The Italian Grandmother in My Head
I do not have a particularly ethnic background. Basic Anglo-Scots stock. Okay, a WASP. I cherish my Southern heritage and all the great culinary traditions I have enjoyed, inherited, and try to preserve. But I’ve never had a Bubbe teach me to make latkes or an Abuela to show me how to roll tamales. No Greek uncle schooling me on spit-roasted lamb or Czech relative mastering the technique for kolaches. But I have often wished that I could pick up some of those traditions – draft on the experience of my more diverse friends. I developed this deep desire to make Italian gravy – real meat sauce, what I would call Bolognese. The kind that someone’s Nonna used to make. So I asked a friend from a large, widespread Italian- American family if she could show me how to make a good sauce. Alas, her family lived next door to the city’s great Italian restaurant family, so they just bought theirs from the neighbors. Another friend of Italian heritage held more promise. She assured me her grandmother made fantastic sauce – really easy, but authentic and she sent me the recipe. It wasn’t what I had expected. Cheap, fatty beef, canned tomato sauce, canned tomato paste, dried Italian seasoning, powdered garlic and onions. Now, it was a good sauce, but not really what I had in mind. I could imagine her grandmother explaining the recipe. What a joy it had been to create a sauce that didn’t require hours of chopping and mincing and peeling. But my desire was really for something a little more traditional – or at least how I envisioned traditional.

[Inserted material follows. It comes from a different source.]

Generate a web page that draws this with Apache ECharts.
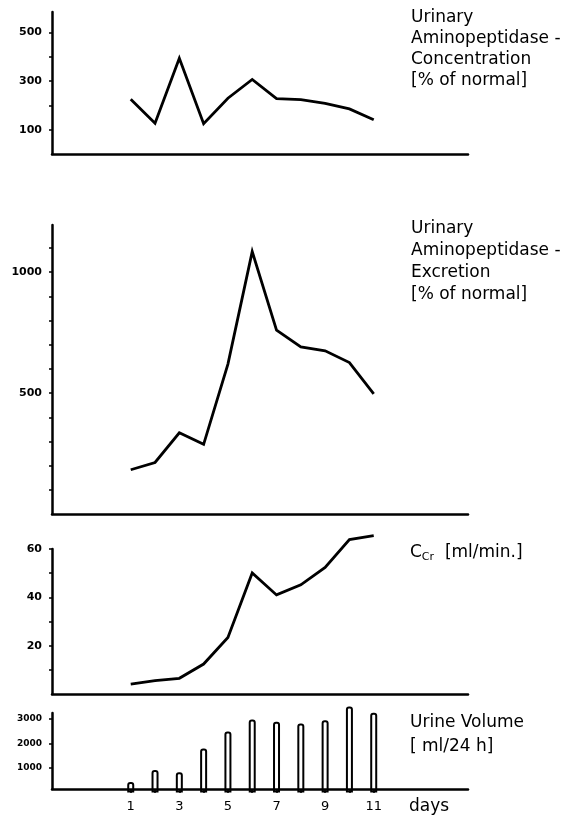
<!DOCTYPE html>
<html>
<head>
<meta charset="utf-8">
<title>Urinary aminopeptidase</title>
<script src="https://cdn.jsdelivr.net/npm/echarts@6/dist/echarts.min.js"></script>
<style>
  html, body { margin: 0; padding: 0; background: #fff; }
  #chart { width: 578px; height: 818px; }
</style>
</head>
<body>
<div id="chart"></div>
<script>
// days of observation
const days = [1, 2, 3, 4, 5, 6, 7, 8, 9, 10, 11]
const dayLabels = [1, 3, 5, 7, 9, 11]

// urinary aminopeptidase concentration [% of normal]
const concentration = [226, 127, 394, 125, 230, 307, 228, 224, 209, 186, 141]
// urinary aminopeptidase excretion [% of normal]
const excretion = [183, 213, 336, 288, 620, 1085, 760, 691, 675, 626, 497]
// creatinine clearance [ml/min.]
const clearance = [4.1, 5.5, 6.5, 12.4, 23.4, 50.1, 41, 45.2, 52.4, 63.9, 65.5]
// urine volume [ml/24 h]
const urineVolume = [430, 920, 820, 1790, 2490, 2970, 2880, 2810, 2940, 3510, 3250]

// y ticks and labels per panel
const concTicks = [100, 200, 300, 400, 500]
const concLabels = [100, 300, 500]
const excrTicks = [100, 200, 300, 400, 500, 600, 700, 800, 900, 1000, 1100]
const excrLabels = [500, 1000]
const clearTicks = [10, 20, 30, 40, 50, 60]
const clearLabels = [20, 40, 60]
const volTicks = [1000, 2000, 3000]
const volLabels = [1000, 2000, 3000]

const pairs = function(values) {
  return values.map(function(v, i) { return [days[i], v] })
}

const LABEL_FONT = 'DejaVu Sans'
const TEXT_FONT = '17px "DejaVu Sans"'

function axisLine() {
  return { show: true, onZero: false, lineStyle: { color: '#000', width: 2.5 } }
}

function xAxisFor(gridIndex, bottom) {
  return {
    type: 'value',
    gridIndex: gridIndex,
    min: -2.24,
    max: 14.88,
    z: 3,
    splitLine: { show: false },
    axisLine: axisLine(),
    axisTick: bottom
      ? { show: true, customValues: days, length: 4, lineStyle: { color: '#000', width: 1.5 } }
      : { show: false },
    axisLabel: bottom
      ? {
        show: true,
        customValues: dayLabels,
        formatter: function(v) { return String(v) },
        color: '#000',
        fontSize: 13,
        fontFamily: LABEL_FONT,
        margin: 11
      }
      : { show: false }
  }
}

function yAxisFor(gridIndex, min, max, ticks, labels, size) {
  return {
    type: 'value',
    gridIndex: gridIndex,
    min: min,
    max: max,
    splitLine: { show: false },
    axisLine: axisLine(),
    axisTick: { show: true, customValues: ticks, length: 3, lineStyle: { color: '#000', width: 1.5 } },
    axisLabel: {
      show: true,
      customValues: labels,
      formatter: function(v) { return String(v) },
      color: '#000',
      fontSize: size,
      fontWeight: 'bold',
      fontFamily: LABEL_FONT,
      margin: 10
    }
  }
}

function lineSeries(idx, values) {
  return {
    type: 'line',
    xAxisIndex: idx,
    yAxisIndex: idx,
    data: pairs(values),
    symbol: 'none',
    clip: false,
    lineStyle: { color: '#000', width: 2.8, join: 'miter' },
    silent: true
  }
}

function textLines(x, ys, lines) {
  return lines.map(function(t, i) {
    return {
      type: 'text',
      left: x,
      top: ys[i] - 10,
      style: { text: t, fill: '#000', font: TEXT_FONT }
    }
  })
}

const chart = echarts.init(document.getElementById('chart'), null, { renderer: 'canvas' })

chart.setOption({
  backgroundColor: '#fff',
  animation: false,
  grid: [
    { left: 52, top: 12, width: 416, height: 142 },
    { left: 52, top: 225, width: 416, height: 289 },
    { left: 52, top: 549, width: 416, height: 145 },
    { left: 52, top: 713, width: 416, height: 76 }
  ],
  xAxis: [
    xAxisFor(0, false),
    xAxisFor(1, false),
    xAxisFor(2, false),
    xAxisFor(3, true)
  ],
  yAxis: [
    yAxisFor(0, 0, 585, concTicks, concLabels, 11),
    yAxisFor(1, 0, 1195, excrTicks, excrLabels, 11),
    yAxisFor(2, 0, 60, clearTicks, clearLabels, 11),
    yAxisFor(3, 140, 3240, volTicks, volLabels, 9)
  ],
  series: [
    lineSeries(0, concentration),
    lineSeries(1, excretion),
    lineSeries(2, clearance),
    {
      type: 'bar',
      xAxisIndex: 3,
      yAxisIndex: 3,
      data: pairs(urineVolume),
      barWidth: 7,
      clip: false,
      silent: true,
      itemStyle: { color: '#fff', borderColor: '#000', borderWidth: 2, borderRadius: [2, 2, 0, 0] }
    }
  ],
  graphic: [].concat(
    textLines(411, [19, 40, 61, 82], ['Urinary', 'Aminopeptidase -', 'Concentration', '[% of normal]']),
    textLines(411, [230, 252, 274, 296], ['Urinary', 'Aminopeptidase -', 'Excretion', '[% of normal]']),
    [{
      type: 'text',
      left: 410,
      top: 544,
      style: {
        text: '{c|C}{s|Cr}{c|  [ml/min.]}',
        rich: {
          c: { fill: '#000', font: TEXT_FONT },
          s: { fill: '#000', font: '11px "DejaVu Sans"', padding: [9, 0, 0, 0] }
        }
      }
    }],
    textLines(410, [724, 748], ['Urine Volume', '[ ml/24 h]']),
    [{
      type: 'text',
      left: 409,
      top: 798,
      style: { text: 'days', fill: '#000', font: TEXT_FONT }
    }]
  )
})
</script>
</body>
</html>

So I went to work, researching and testing, tasting and starting over. I read old Italian cookbooks and new Italian cookbooks. I flipped through community cookbooks looking for any remotely Italian names as contributors. I tried many, and failed often. So I just sat back and thought about all I’d read, all I’d tried and what I imagined the finished product would taste like. Then I got to chopping. First off, I do use quality canned tomatoes, because they are packed at peak freshness and do cut down on the amount of work. Other than that it’s all me.

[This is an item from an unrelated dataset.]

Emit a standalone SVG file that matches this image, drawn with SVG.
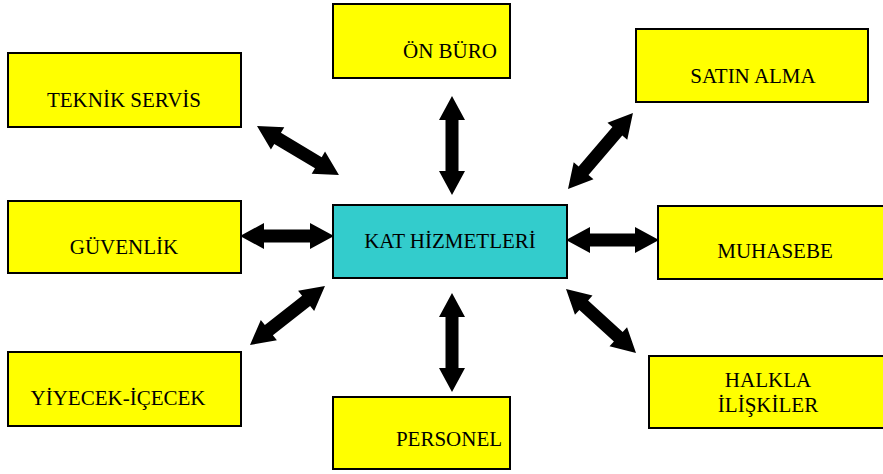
<svg xmlns="http://www.w3.org/2000/svg" width="883" height="474" viewBox="0 0 883 474">
<style>
.box{fill:#FFFF00;stroke:#000;stroke-width:2}
.center{fill:#33CCCC;stroke:#000;stroke-width:2}
.t{font-family:"Liberation Serif","Times New Roman",serif;font-size:21px;fill:#000;text-anchor:middle}
.arr{fill:#000}
</style>
<rect width="883" height="474" fill="#fff"/>
<g id="teknik-servis"><rect class="box" x="8" y="53" width="233" height="74"/><text class="t" x="124" y="107">TEKNİK SERVİS</text></g>
<g id="on-buro"><rect class="box" x="333" y="4" width="177" height="74"/><text class="t" x="450" y="58">ÖN BÜRO</text></g>
<g id="satin-alma"><rect class="box" x="636" y="29" width="232" height="73"/><text class="t" x="753" y="83">SATIN ALMA</text></g>
<g id="guvenlik"><rect class="box" x="8" y="201" width="233" height="72"/><text class="t" x="124" y="254">GÜVENLİK</text></g>
<g id="kat-hizmetleri"><rect class="center" x="333" y="205" width="234" height="73"/><text class="t" x="450" y="248">KAT HİZMETLERİ</text></g>
<g id="muhasebe"><rect class="box" x="658" y="206" width="228" height="73"/><text class="t" x="775" y="258">MUHASEBE</text></g>
<g id="halkla-iliskiler"><rect class="box" x="649" y="356" width="236" height="72"/><text class="t" x="768" y="387">HALKLA</text><text class="t" x="768" y="412">İLİŞKİLER</text></g>
<g id="yiyecek-icecek"><rect class="box" x="8" y="352" width="233" height="74"/><text class="t" x="118" y="405">YİYECEK-İÇECEK</text></g>
<g id="personel"><rect class="box" x="333" y="397" width="177" height="72"/><text class="t" x="449" y="446">PERSONEL</text></g>
<g id="connectors" class="arr">
<polygon transform="translate(257,126) rotate(30.9)" points="0,0 24,-13 24,-6.5 71.5,-6.5 71.5,-13 95.5,0 71.5,13 71.5,6.5 24,6.5 24,13"/>
<polygon transform="translate(452,96) rotate(90)" points="0,0 24,-13 24,-6.5 75,-6.5 75,-13 99,0 75,13 75,6.5 24,6.5 24,13"/>
<polygon transform="translate(568,189) rotate(-49.5)" points="0,0 24,-13 24,-6.5 76,-6.5 76,-13 100,0 76,13 76,6.5 24,6.5 24,13"/>
<polygon transform="translate(240,236)" points="0,0 24,-13 24,-6.5 70,-6.5 70,-13 94,0 70,13 70,6.5 24,6.5 24,13"/>
<polygon transform="translate(566,240)" points="0,0 24,-13 24,-6.5 69,-6.5 69,-13 93,0 69,13 69,6.5 24,6.5 24,13"/>
<polygon transform="translate(250,345) rotate(-38.2)" points="0,0 24,-13 24,-6.5 71.4,-6.5 71.4,-13 95.4,0 71.4,13 71.4,6.5 24,6.5 24,13"/>
<polygon transform="translate(566,289) rotate(42.4)" points="0,0 24,-13 24,-6.5 70.8,-6.5 70.8,-13 94.8,0 70.8,13 70.8,6.5 24,6.5 24,13"/>
<polygon transform="translate(452,293) rotate(90)" points="0,0 24,-13 24,-6.5 75,-6.5 75,-13 99,0 75,13 75,6.5 24,6.5 24,13"/>
</g>
</svg>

Having a good meat sauce recipe up your sleeve is a real blessing. Make a huge batch, it will keep in the fridge for several days and can be frozen in whatever quantity you are likely to use (one family-sized bag and several single-serves maybe). Use straight over noodles, as a layer in lasagna, stuffed into manicotti, or any way you can imagine. The best thing about making your own meat sauce is that you know exactly what’s in it – no preservatives, unnecessary chemicals, you can limit the salt and fat amounts.
Italian Meat Sauce
This recipe makes a huge batch, which is fabulous because it freezes beautifully and has a wealth of uses. By all means half the recipe, but I can’t imagine why you would!
1 large yellow onion
2 celery ribs
3 Tablespoons olive oil
5 cloves garlic
1 pound ground chuck
1 pound mild Italian sausage, bulk or casings removed
2 (28-ounce) cans crushed tomatoes
1 cup red wine
1 cup beef broth
2 teaspoons sugar
1 teaspoon nutmeg
Salt and pepper to taste
½ cup chopped fresh oregano
½ cup chopped fresh basil
Finely chop the onion, celery and carrot – you really want small pieces here and you can use the food processor in a few pulses if you’d like. Finely mince the garlic seperately. Pour the oil into a large Dutch oven. Add the onion and sauté until soft. Add the celery and the carrots and continue to sauté until soft and slightly browned, about 10 minutes. Add the garlic and cook a further minute. Add the beef and sausage, breaking the meat up with a spoon. Cook, stirring frequently, until the meat is no longer pink and beginning to brown. Make sure all the meat is nicely crumbled. Drain off any accumulated fat.
Add the tomatoes, wine, broth, sugar and nutmeg. Stir to blend then bring to a boil. Reduce the heat to low, add salt and pepper to taste. Stir in the chopped oregano and basil. Cover the pot and simmer over low heat for 1 hour, stirring occasionally to prevent sticking on the bottom of the pan. Remove from the heat to cool if not serving immediately
Scoop the cooled sauce into freezer bags or rigid freezer containers. Refrigerate for up to a week or freeze for up to 3 months. When ready to use, thaw overnight in the fridge or for an hour submerged in a bowl of cold water. Pour into a saucepan and reheat over medium until bubbling and heated through. Serve over noodles.